> [DIRECTIONS] Print word for word the first line of the listing below and every line after it, through the line with "anchor=base] (title) at". Leave out the pictures and the rest.

> [PROVIDED MATERIAL]

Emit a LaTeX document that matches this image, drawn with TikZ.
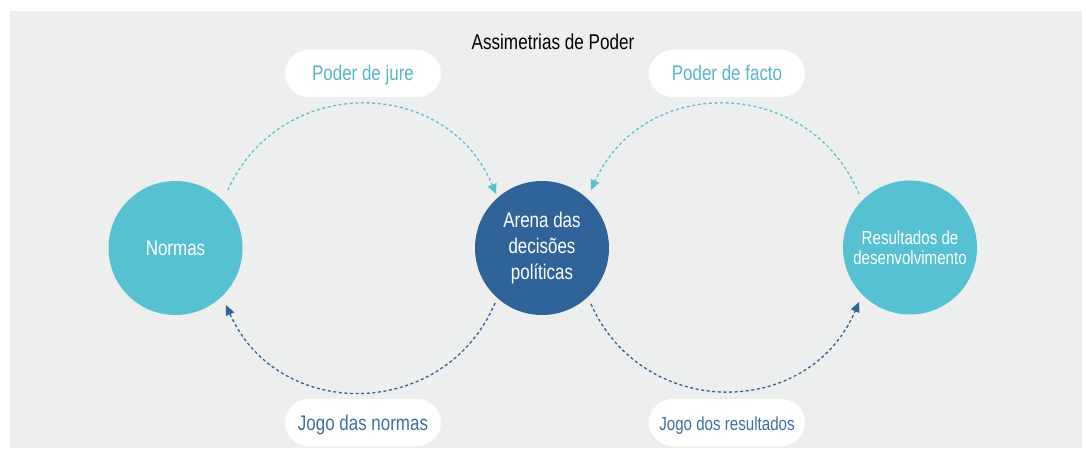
\documentclass[tikz,border=0pt]{standalone}
\usepackage{fontspec}
\setmainfont[FakeStretch=0.8]{Liberation Sans}
\usetikzlibrary{arrows.meta}
\definecolor{bggray}{HTML}{EDEEEE}
\definecolor{teal1}{HTML}{56C1D3}
\definecolor{navy1}{HTML}{2F6399}
\definecolor{tealtxt}{HTML}{5BB5C8}
\definecolor{navytxt}{HTML}{3E6FA8}
\tikzset{
  bubble/.style={circle, minimum size=134pt, inner sep=0pt, text=white, align=center,
    font=\fontsize{21.2}{26}\selectfont},
  pill/.style={rounded corners=23.5pt, fill=white, minimum width=156pt, minimum height=47pt,
    inner sep=0pt, text height=15pt, text depth=0pt, font=\fontsize{21.2}{24}\selectfont},
  flow/.style={line width=1.3pt, dash pattern=on 3pt off 2.6pt,
    -{Triangle[length=10pt,width=9pt]}},
}
\begin{document}
\begin{tikzpicture}[x=1pt,y=1pt]
\useasboundingbox (0,0) rectangle (1086,448);
\fill[bggray] (10,0) rectangle (1082,437);

\node[font=\fontsize{21.4}{24}\selectfont, anchor=base] (title) at (553,398) {Assimetrias de Poder};

\node[bubble, fill=teal1] (normas) at (175.5,200) {Normas};
\node[bubble, fill=navy1] (arena) at (542,200) {Arena das\\decisões\\políticas};
\node[bubble, fill=teal1, font=\fontsize{18.9}{20.5}\selectfont] (result) at (910,200.5) {Resultados de\\desenvolvimento};

\node[pill, text=tealtxt] (jure) at (363,374.5) {Poder de jure};
\node[pill, text=tealtxt] (facto) at (727,374.5) {Poder de facto};
\node[pill, text=navytxt] (jnormas) at (363,25.5) {Jogo das normas};
\node[pill, text=navytxt, font=\fontsize{18.9}{22}\selectfont] (jresult) at (727,25.5) {Jogo dos resultados};

\path (normas.center) ++(47.9:78.2) coordinate (s1);
\path (arena.center) ++(130.4:70.9) coordinate (e1);
\path (result.center) ++(133.6:73.9) coordinate (s2);
\path (arena.center) ++(49.8:75.9) coordinate (e2);
\path (arena.center) ++(229.5:72.3) coordinate (s3);
\path (normas.center) ++(-48.5:76.2) coordinate (e3);
\path (arena.center) ++(-48.8:74.4) coordinate (s4);
\path (result.center) ++(226.9:74.6) coordinate (e4);

\draw[flow, teal1] (s1) to[bend left=66.5, looseness=1.22] (e1);
\draw[flow, teal1] (s2) to[bend right=66.5, looseness=1.22] (e2);
\draw[flow, navy1] (s3) to[bend left=66.5, looseness=1.22] (e3);
\draw[flow, navy1] (s4) to[bend right=66.5, looseness=1.22] (e4);
\end{tikzpicture}
\end{document}
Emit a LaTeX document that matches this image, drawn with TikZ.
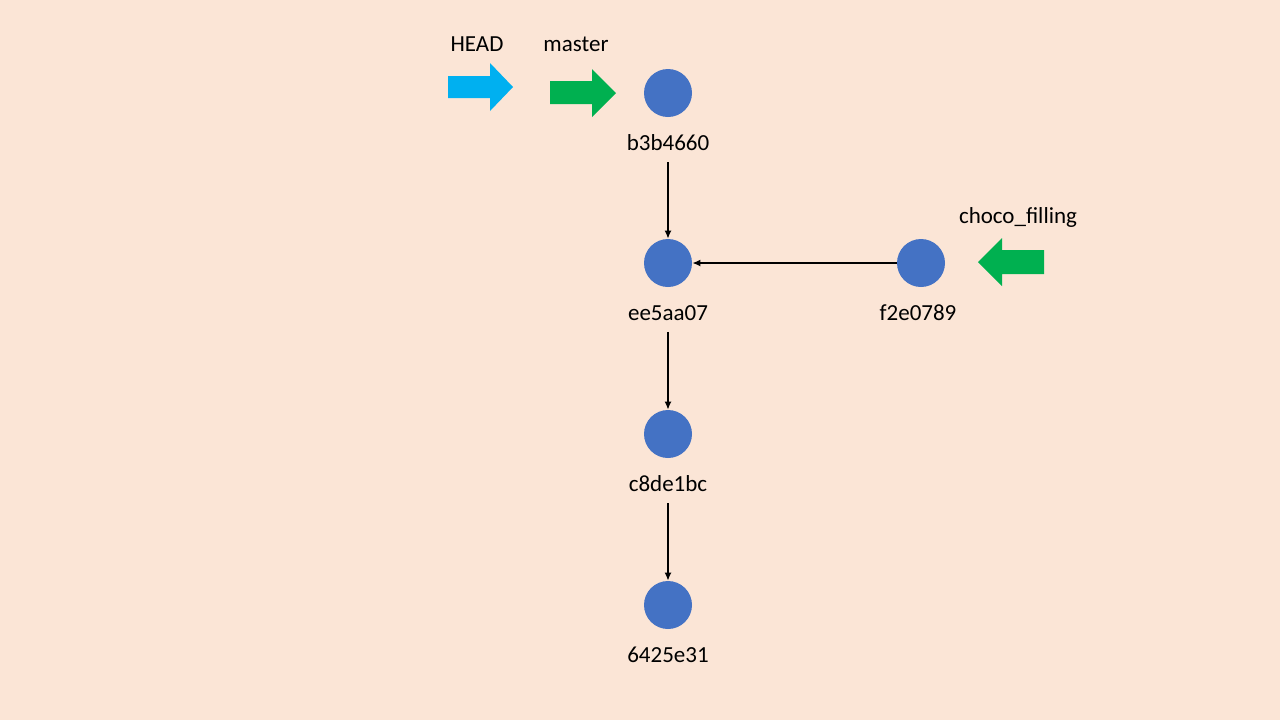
\documentclass[tikz,border=0pt]{standalone}
\usepackage{fontspec}
\setmainfont{Carlito}
\usetikzlibrary{arrows.meta}
\definecolor{bgc}{RGB}{251,229,214}
\definecolor{commitc}{RGB}{68,114,196}
\definecolor{headc}{RGB}{0,176,240}
\definecolor{branchc}{RGB}{0,176,80}
\begin{document}
\begin{tikzpicture}[x=0.5pt,y=-0.5pt,
  commit/.style={circle,fill=commitc,minimum size=24pt,inner sep=0pt},
  lbl/.style={font=\fontsize{11.5}{13}\selectfont,inner sep=1pt},
  link/.style={-{Latex[length=4pt,width=3.5pt]},line width=0.7pt,black},
  vlink/.style={link,shorten <=4.5pt}]
\fill[bgc] (0,0) rectangle (1280,720);
\useasboundingbox (0,0) rectangle (1280,720);
% commits
\node[commit] (c1) at (668,93) {};
\node[commit] (c2) at (668,263) {};
\node[commit] (c3) at (668,434) {};
\node[commit] (c4) at (668,605) {};
\node[commit] (c5) at (921,263) {};
% labels
\node[lbl] (l1) at (668,143) {b3b4660};
\node[lbl] (l2) at (668,313) {ee5aa07};
\node[lbl] (l3) at (668,484) {c8de1bc};
\node[lbl] (l4) at (668,655) {6425e31};
\node[lbl] (l5) at (918,313) {f2e0789};
\node[lbl] (lhead) at (477,44) {HEAD};
\node[lbl] (lmaster) at (576,44) {master};
\node[lbl] (lchoco) at (1018,217) {choco\_filling};
% connectors
\draw[vlink] (l1.south) -- (c2.north);
\draw[vlink] (l2.south) -- (c3.north);
\draw[vlink] (l3.south) -- (c4.north);
\draw[link] (c5.west) -- (c2.east);
% block arrows
\fill[headc] (448,76) -- (490,76) -- (490,63) -- (513,87) -- (490,111) -- (490,98) -- (448,98) -- cycle;
\fill[branchc] (550,81) -- (592,81) -- (592,69) -- (616,93) -- (592,117) -- (592,104) -- (550,104) -- cycle;
\fill[branchc] (1044,250) -- (1002,250) -- (1002,238) -- (978,262) -- (1002,286) -- (1002,274) -- (1044,274) -- cycle;
\end{tikzpicture}
\end{document}
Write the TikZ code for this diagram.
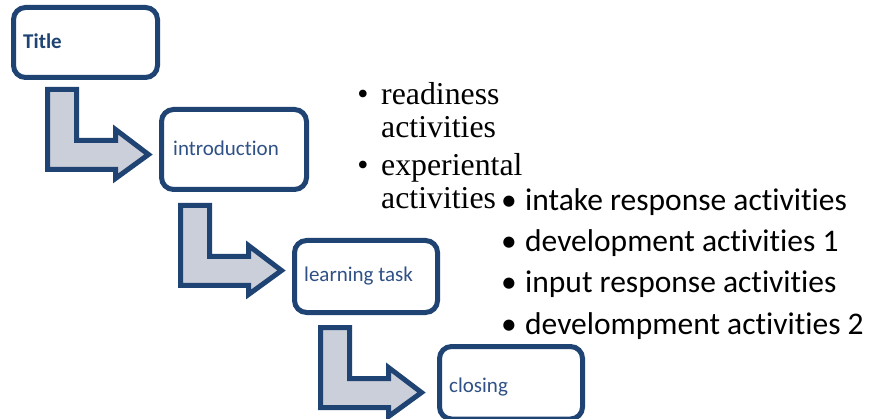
\documentclass[tikz,border=0pt]{standalone}
\usepackage{fontspec}
\setmainfont{Liberation Serif}
\newfontfamily\calfont[Ligatures={NoCommon}]{Carlito}
\definecolor{navy}{HTML}{1F4372}
\definecolor{labelblue}{HTML}{2F5185}
\definecolor{arrowfill}{HTML}{CBCFD9}
\begin{document}
\begin{tikzpicture}[x=1pt,y=-1pt,
  stagebox/.style={draw=navy,line width=5pt,rounded corners=12pt,fill=white,inner sep=0pt},
  bentarrow/.style={draw=navy,line width=5pt,fill=arrowfill,line join=miter},
  boxlabel/.style={anchor=base west,inner sep=0pt,font=\calfont\fontsize{21}{25}\selectfont,text=labelblue},
  serifline/.style={anchor=base west,inner sep=0pt,font=\fontsize{31.8}{36}\selectfont},
  serifbullet/.style={anchor=base,inner sep=0pt,font=\fontsize{31.8}{36}\selectfont},
  sansline/.style={anchor=base west,inner sep=0pt,font=\calfont\fontsize{31.5}{36}\selectfont},
  sansbullet/.style={anchor=base,inner sep=0pt,font=\calfont\fontsize{31.5}{36}\selectfont},
  pics/bentarr/.style={code={
    \draw[bentarrow] (0,0) -- (29,0) -- (29,51) -- (68,51) -- (68,40) -- (101,65)
      -- (68,89) -- (68,80) -- (0,80) -- cycle;}}
]
\useasboundingbox (0,0) rectangle (869,419);

% boxes
\node[stagebox,minimum width=144pt,minimum height=70pt] (b1) at (85.5,42.5) {};
\node[stagebox,minimum width=145pt,minimum height=80pt] (b2) at (234,149.5) {};
\node[stagebox,minimum width=143pt,minimum height=72pt] (b3) at (366,276.5) {};
\node[stagebox,minimum width=143pt,minimum height=72.5pt] (b4) at (511,382.75) {};

% bent arrows
\pic at (47.5,89.5) {bentarr};
\pic at (180.5,205.5) {bentarr};
\pic at (320.5,327.5) {bentarr};

% box labels
\node[boxlabel,text=navy,font=\calfont\bfseries\fontsize{21}{25}\selectfont] (l1) at (23,49) {Title};
\node[boxlabel] (l2) at (173,156) {introduction};
\node[boxlabel] (l3) at (304,282) {learning task};
\node[boxlabel] (l4) at (449,392) {closing};

% serif list
\node[serifbullet] (sb1) at (363,105) {•};
\node[serifline] (s1) at (381,105) {readiness};
\node[serifline] (s2) at (381,138) {activities};
\node[serifbullet] (sb2) at (363,176) {•};
\node[serifline] (s3) at (381,176) {experiental};
\node[serifline] (s4) at (381,209) {activities};

% sans list
\node[sansbullet] (cb1) at (509,211) {•};
\node[sansline] (c1) at (525,211) {intake response activities};
\node[sansbullet] (cb2) at (509,252) {•};
\node[sansline] (c2) at (525,252) {development activities 1};
\node[sansbullet] (cb3) at (509,293) {•};
\node[sansline] (c3) at (525,293) {input response activities};
\node[sansbullet] (cb4) at (509,334) {•};
\node[sansline] (c4) at (525,334) {develompment activities 2};
\end{tikzpicture}
\end{document}
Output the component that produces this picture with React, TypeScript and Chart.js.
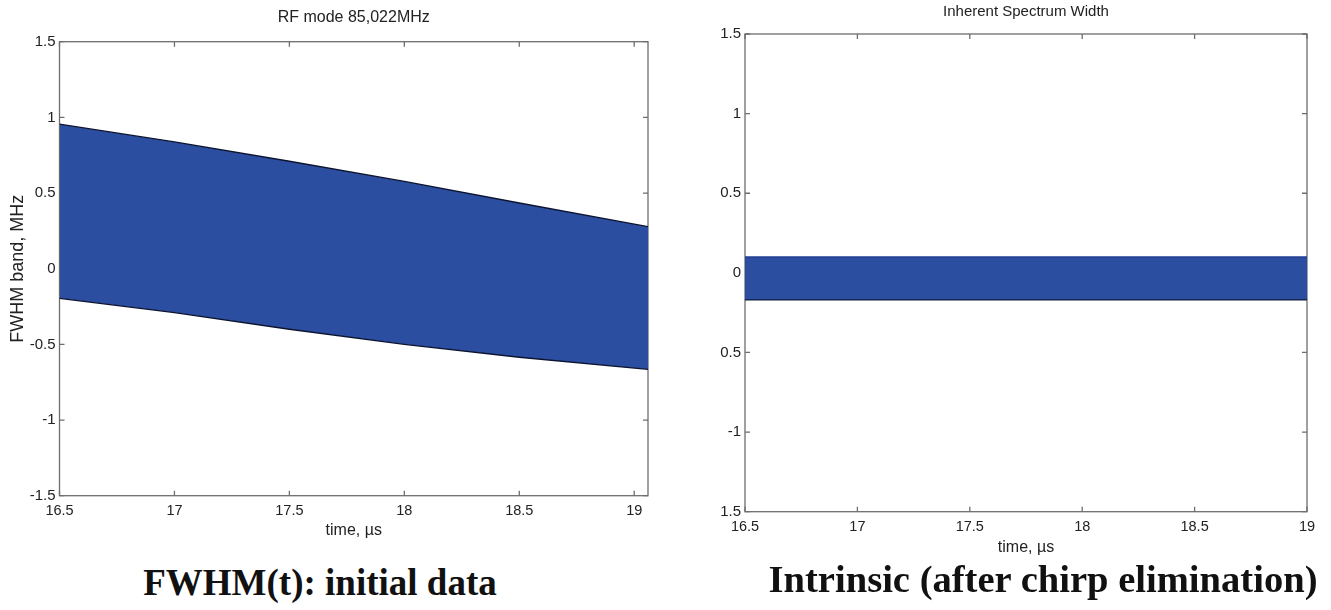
import React, { useEffect, useRef } from "react";
import { Chart, registerables } from "chart.js";

Chart.register(...registerables);

// ---- data ----
const xTickValues = [16.5, 17, 17.5, 18, 18.5, 19];
const xTickLabels = ["16.5", "17", "17.5", "18", "18.5", "19"];
const yTickValues = [-1.5, -1, -0.5, 0, 0.5, 1, 1.5];
const leftYTickLabels = ["-1.5", "-1", "-0.5", "0", "0.5", "1", "1.5"];
const rightYTickLabels = ["1.5", "-1", "0.5", "0", "0.5", "1", "1.5"];

const initialTime = [16.5, 17.0, 17.5, 18.0, 18.5, 19.06];
const initialUpper = [0.955, 0.838, 0.71, 0.577, 0.434, 0.278];
const initialLower = [-0.196, -0.29, -0.4, -0.5, -0.585, -0.665];

const intrinsicTime = [16.5, 19.0];
const intrinsicUpper = [0.1, 0.1];
const intrinsicLower = [-0.17, -0.17];

const BLUE = "#2c4ea0";
const AXIS = "#6e6e6e";
const FONT = "'Liberation Sans Narrow', 'Liberation Sans', Arial, sans-serif";

const matlabAxes = {
  id: "matlabAxes",
  beforeDatasetsDraw(chart: any) {
    const { ctx, chartArea: a, scales } = chart;
    const x = scales.x;
    const y = scales.y;
    ctx.save();
    ctx.strokeStyle = AXIS;
    ctx.lineWidth = 1.3;
    ctx.strokeRect(a.left, a.top, a.width, a.height);
    const L = 5;
    ctx.beginPath();
    x.ticks.forEach((t: any) => {
      const px = x.getPixelForValue(t.value);
      ctx.moveTo(px, a.bottom);
      ctx.lineTo(px, a.bottom - L);
      ctx.moveTo(px, a.top);
      ctx.lineTo(px, a.top + L);
    });
    y.ticks.forEach((t: any) => {
      const py = y.getPixelForValue(t.value);
      ctx.moveTo(a.left, py);
      ctx.lineTo(a.left + L, py);
      ctx.moveTo(a.right, py);
      ctx.lineTo(a.right - L, py);
    });
    ctx.stroke();
    ctx.restore();
  },
};

type PanelProps = {
  width: number;
  height: number;
  title: string;
  titleSize: number;
  titlePad: { top: number; bottom: number };
  time: number[];
  upper: number[];
  lower: number[];
  xMax: number;
  yLabels: string[];
  yTitle: string | null;
  yWidth: number;
  xHeight: number;
  padRight: number;
  xTitlePadBottom: number;
  upperBorder: string;
  lowerBorder: string;
};

function Panel(p: PanelProps) {
  const ref = useRef<HTMLCanvasElement | null>(null);
  useEffect(() => {
    if (!ref.current) return;
    const chart = new Chart(ref.current, {
      type: "line",
      data: {
        datasets: [
          {
            data: p.time.map((t, i) => ({ x: t, y: p.lower[i] })),
            borderColor: p.lowerBorder,
            borderWidth: 1.4,
            pointRadius: 0,
            fill: false,
            tension: 0,
          },
          {
            data: p.time.map((t, i) => ({ x: t, y: p.upper[i] })),
            borderColor: p.upperBorder,
            borderWidth: 1.4,
            pointRadius: 0,
            backgroundColor: BLUE,
            fill: "-1",
            tension: 0,
          },
        ],
      },
      options: {
        animation: false,
        responsive: false,
        maintainAspectRatio: false,
        devicePixelRatio: 1,
        layout: { padding: { left: 0, right: p.padRight, top: 0, bottom: 0 } },
        plugins: {
          legend: { display: false },
          tooltip: { enabled: false },
          title: {
            display: true,
            text: p.title,
            fullSize: false,
            color: "#222",
            font: { family: FONT, size: p.titleSize, weight: "normal", lineHeight: 1.2 },
            padding: p.titlePad,
          },
        },
        scales: {
          x: {
            type: "linear",
            min: 16.5,
            max: p.xMax,
            grid: { display: false, drawTicks: false },
            border: { display: false },
            afterBuildTicks: (s: any) => {
              s.ticks = xTickValues.map((v) => ({ value: v }));
            },
            afterFit: (s: any) => {
              s.height = p.xHeight;
            },
            ticks: {
              color: "#222",
              padding: 7,
              maxRotation: 0,
              autoSkip: false,
              font: { family: FONT, size: 14.5 },
              callback: (_v: any, i: number) => xTickLabels[i],
            },
            title: {
              display: true,
              text: "time, µs",
              color: "#222",
              font: { family: FONT, size: 16, lineHeight: 1.2 },
              padding: { top: 0, bottom: p.xTitlePadBottom },
            },
          },
          y: {
            type: "linear",
            min: -1.5,
            max: 1.5,
            grid: { display: false, drawTicks: false },
            border: { display: false },
            afterBuildTicks: (s: any) => {
              s.ticks = yTickValues.map((v) => ({ value: v }));
            },
            afterFit: (s: any) => {
              s.width = p.yWidth;
            },
            ticks: {
              color: "#222",
              padding: 4,
              autoSkip: false,
              font: { family: FONT, size: 15 },
              callback: (_v: any, i: number) => p.yLabels[i],
            },
            title: {
              display: !!p.yTitle,
              text: p.yTitle || "",
              color: "#222",
              font: { family: FONT, size: 18, lineHeight: 1.2 },
              padding: { top: 7, bottom: 0 },
            },
          },
        },
      },
      plugins: [matlabAxes],
    } as any);
    return () => chart.destroy();
  }, []);
  return <canvas ref={ref} width={p.width} height={p.height} style={{ display: "block" }} />;
}

const captionStyle: React.CSSProperties = {
  position: "absolute",
  fontFamily: "'Liberation Serif', 'Times New Roman', serif",
  fontWeight: "bold",
  lineHeight: "40px",
  color: "#111",
  whiteSpace: "nowrap",
  transform: "translateX(-50%)",
};

export default function App() {
  return (
    <div style={{ position: "absolute", left: 0, top: 0, width: 1331, height: 610, background: "#fff", overflow: "hidden" }}>
      <div style={{ position: "absolute", left: 0, top: 0 }}>
        <Panel
          width={665}
          height={545}
          title="RF mode 85,022MHz"
          titleSize={16}
          titlePad={{ top: 8.4, bottom: 14.1 }}
          time={initialTime}
          upper={initialUpper}
          lower={initialLower}
          xMax={19.06}
          yLabels={leftYTickLabels}
          yTitle="FWHM band, MHz"
          yWidth={59.5}
          xHeight={49.3}
          padRight={17}
          xTitlePadBottom={4.5}
          upperBorder="#0c1430"
          lowerBorder="#0c1430"
        />
      </div>
      <div style={{ position: "absolute", left: 665, top: 0 }}>
        <Panel
          width={666}
          height={560}
          title="Inherent Spectrum Width"
          titleSize={15}
          titlePad={{ top: 3, bottom: 13 }}
          time={intrinsicTime}
          upper={intrinsicUpper}
          lower={intrinsicLower}
          xMax={19}
          yLabels={rightYTickLabels}
          yTitle={null}
          yWidth={80}
          xHeight={48.3}
          padRight={24}
          xTitlePadBottom={2.5}
          upperBorder="#233f96"
          lowerBorder="#0f1a3c"
        />
      </div>
      <div style={{ ...captionStyle, fontSize: 37, left: 320, top: 563 }}>FWHM(t): initial data</div>
      <div style={{ ...captionStyle, fontSize: 38.6, left: 1043, top: 559 }}>Intrinsic (after chirp elimination)</div>
    </div>
  );
}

> [WORKED SOLUTION]
Emit a LaTeX document that matches this image, drawn with TikZ.
\documentclass[tikz,border=0pt]{standalone}
\usepackage{fontspec}
\setmainfont[FakeStretch=0.8]{Liberation Sans}
\usetikzlibrary{arrows.meta}
\definecolor{bggray}{HTML}{EDEEEE}
\definecolor{teal1}{HTML}{56C1D3}
\definecolor{navy1}{HTML}{2F6399}
\definecolor{tealtxt}{HTML}{5BB5C8}
\definecolor{navytxt}{HTML}{3E6FA8}
\tikzset{
  bubble/.style={circle, minimum size=134pt, inner sep=0pt, text=white, align=center,
    font=\fontsize{21.2}{26}\selectfont},
  pill/.style={rounded corners=23.5pt, fill=white, minimum width=156pt, minimum height=47pt,
    inner sep=0pt, text height=15pt, text depth=0pt, font=\fontsize{21.2}{24}\selectfont},
  flow/.style={line width=1.3pt, dash pattern=on 3pt off 2.6pt,
    -{Triangle[length=10pt,width=9pt]}},
}
\begin{document}
\begin{tikzpicture}[x=1pt,y=1pt]
\useasboundingbox (0,0) rectangle (1086,448);
\fill[bggray] (10,0) rectangle (1082,437);

\node[font=\fontsize{21.4}{24}\selectfont, anchor=base] (title) at (553,398) {Assimetrias de Poder};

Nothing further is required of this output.